Source code of charts =>
§

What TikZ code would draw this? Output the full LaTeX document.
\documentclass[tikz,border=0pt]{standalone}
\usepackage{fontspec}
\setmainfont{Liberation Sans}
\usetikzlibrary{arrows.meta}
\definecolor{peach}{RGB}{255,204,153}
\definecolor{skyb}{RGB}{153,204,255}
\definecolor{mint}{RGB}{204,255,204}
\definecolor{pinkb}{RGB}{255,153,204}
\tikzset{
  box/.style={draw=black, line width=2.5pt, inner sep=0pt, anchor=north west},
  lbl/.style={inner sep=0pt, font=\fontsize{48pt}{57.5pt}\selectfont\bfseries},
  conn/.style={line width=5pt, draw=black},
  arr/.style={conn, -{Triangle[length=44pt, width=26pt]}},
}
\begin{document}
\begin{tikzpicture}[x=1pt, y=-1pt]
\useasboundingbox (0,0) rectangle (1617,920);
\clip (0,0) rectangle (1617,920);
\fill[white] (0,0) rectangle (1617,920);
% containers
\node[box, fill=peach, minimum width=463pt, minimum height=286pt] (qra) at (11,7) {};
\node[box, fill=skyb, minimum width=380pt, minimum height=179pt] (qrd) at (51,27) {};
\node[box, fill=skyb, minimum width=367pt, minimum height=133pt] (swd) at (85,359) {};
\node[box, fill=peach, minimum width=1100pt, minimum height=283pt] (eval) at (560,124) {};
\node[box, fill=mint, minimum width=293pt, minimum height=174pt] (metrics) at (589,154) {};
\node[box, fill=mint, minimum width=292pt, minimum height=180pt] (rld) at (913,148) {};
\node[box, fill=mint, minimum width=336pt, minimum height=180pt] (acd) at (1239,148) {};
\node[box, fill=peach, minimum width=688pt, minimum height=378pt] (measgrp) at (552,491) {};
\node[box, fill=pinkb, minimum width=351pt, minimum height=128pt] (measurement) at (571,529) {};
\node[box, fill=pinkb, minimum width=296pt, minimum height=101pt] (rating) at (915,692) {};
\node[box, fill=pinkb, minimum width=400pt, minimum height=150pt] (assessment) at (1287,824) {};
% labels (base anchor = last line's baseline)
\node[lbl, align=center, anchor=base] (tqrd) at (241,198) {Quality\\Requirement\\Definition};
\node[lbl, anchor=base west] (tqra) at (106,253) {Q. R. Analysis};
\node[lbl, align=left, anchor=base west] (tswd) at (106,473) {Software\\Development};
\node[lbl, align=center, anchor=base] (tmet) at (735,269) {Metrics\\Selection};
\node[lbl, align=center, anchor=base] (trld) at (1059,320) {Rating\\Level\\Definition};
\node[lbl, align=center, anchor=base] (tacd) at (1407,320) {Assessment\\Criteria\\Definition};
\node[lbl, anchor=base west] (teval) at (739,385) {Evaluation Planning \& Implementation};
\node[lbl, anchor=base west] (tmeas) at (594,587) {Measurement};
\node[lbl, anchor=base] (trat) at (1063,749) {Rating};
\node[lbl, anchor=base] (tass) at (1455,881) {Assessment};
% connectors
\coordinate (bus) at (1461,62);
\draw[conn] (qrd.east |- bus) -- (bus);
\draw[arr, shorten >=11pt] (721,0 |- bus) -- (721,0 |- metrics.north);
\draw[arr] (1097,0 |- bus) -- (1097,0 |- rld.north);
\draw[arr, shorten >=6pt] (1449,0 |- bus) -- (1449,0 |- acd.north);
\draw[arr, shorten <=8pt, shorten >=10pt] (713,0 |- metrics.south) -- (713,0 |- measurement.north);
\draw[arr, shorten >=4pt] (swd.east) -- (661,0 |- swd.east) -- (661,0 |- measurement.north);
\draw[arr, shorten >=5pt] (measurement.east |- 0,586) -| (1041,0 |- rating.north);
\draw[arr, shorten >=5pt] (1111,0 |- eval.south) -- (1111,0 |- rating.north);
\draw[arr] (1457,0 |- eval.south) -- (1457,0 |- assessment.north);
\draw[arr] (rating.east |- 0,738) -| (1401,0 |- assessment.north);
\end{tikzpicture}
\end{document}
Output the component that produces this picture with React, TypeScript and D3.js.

§

Make an exact copy of all the data.

What TikZ code would draw this? Output the full LaTeX document.
\documentclass[tikz,border=0pt]{standalone}
\usepackage{fontspec}
\setmainfont{Liberation Sans}
\usetikzlibrary{arrows.meta}
\definecolor{peach}{RGB}{255,204,153}
\definecolor{skyb}{RGB}{153,204,255}
\definecolor{mint}{RGB}{204,255,204}
\definecolor{pinkb}{RGB}{255,153,204}
\tikzset{
  box/.style={draw=black, line width=2.5pt, inner sep=0pt, anchor=north west},
  lbl/.style={inner sep=0pt, font=\fontsize{48pt}{57.5pt}\selectfont\bfseries},
  conn/.style={line width=5pt, draw=black},
  arr/.style={conn, -{Triangle[length=44pt, width=26pt]}},
}
\begin{document}
\begin{tikzpicture}[x=1pt, y=-1pt]
\useasboundingbox (0,0) rectangle (1617,920);
\clip (0,0) rectangle (1617,920);
\fill[white] (0,0) rectangle (1617,920);
% containers
\node[box, fill=peach, minimum width=463pt, minimum height=286pt] (qra) at (11,7) {};
\node[box, fill=skyb, minimum width=380pt, minimum height=179pt] (qrd) at (51,27) {};
\node[box, fill=skyb, minimum width=367pt, minimum height=133pt] (swd) at (85,359) {};
\node[box, fill=peach, minimum width=1100pt, minimum height=283pt] (eval) at (560,124) {};
\node[box, fill=mint, minimum width=293pt, minimum height=174pt] (metrics) at (589,154) {};
\node[box, fill=mint, minimum width=292pt, minimum height=180pt] (rld) at (913,148) {};
\node[box, fill=mint, minimum width=336pt, minimum height=180pt] (acd) at (1239,148) {};
\node[box, fill=peach, minimum width=688pt, minimum height=378pt] (measgrp) at (552,491) {};
\node[box, fill=pinkb, minimum width=351pt, minimum height=128pt] (measurement) at (571,529) {};
\node[box, fill=pinkb, minimum width=296pt, minimum height=101pt] (rating) at (915,692) {};
\node[box, fill=pinkb, minimum width=400pt, minimum height=150pt] (assessment) at (1287,824) {};
% labels (base anchor = last line's baseline)
\node[lbl, align=center, anchor=base] (tqrd) at (241,198) {Quality\\Requirement\\Definition};
\node[lbl, anchor=base west] (tqra) at (106,253) {Q. R. Analysis};
\node[lbl, align=left, anchor=base west] (tswd) at (106,473) {Software\\Development};
\node[lbl, align=center, anchor=base] (tmet) at (735,269) {Metrics\\Selection};
\node[lbl, align=center, anchor=base] (trld) at (1059,320) {Rating\\Level\\Definition};
\node[lbl, align=center, anchor=base] (tacd) at (1407,320) {Assessment\\Criteria\\Definition};
\node[lbl, anchor=base west] (teval) at (739,385) {Evaluation Planning \& Implementation};
\node[lbl, anchor=base west] (tmeas) at (594,587) {Measurement};
\node[lbl, anchor=base] (trat) at (1063,749) {Rating};
\node[lbl, anchor=base] (tass) at (1455,881) {Assessment};
% connectors
\coordinate (bus) at (1461,62);
\draw[conn] (qrd.east |- bus) -- (bus);
\draw[arr, shorten >=11pt] (721,0 |- bus) -- (721,0 |- metrics.north);
\draw[arr] (1097,0 |- bus) -- (1097,0 |- rld.north);
\draw[arr, shorten >=6pt] (1449,0 |- bus) -- (1449,0 |- acd.north);
\draw[arr, shorten <=8pt, shorten >=10pt] (713,0 |- metrics.south) -- (713,0 |- measurement.north);
\draw[arr, shorten >=4pt] (swd.east) -- (661,0 |- swd.east) -- (661,0 |- measurement.north);
\draw[arr, shorten >=5pt] (measurement.east |- 0,586) -| (1041,0 |- rating.north);
\draw[arr, shorten >=5pt] (1111,0 |- eval.south) -- (1111,0 |- rating.north);
\draw[arr] (1457,0 |- eval.south) -- (1457,0 |- assessment.north);
\draw[arr] (rating.east |- 0,738) -| (1401,0 |- assessment.north);
\end{tikzpicture}
\end{document}
Output the component that produces this picture with React, TypeScript and D3.js.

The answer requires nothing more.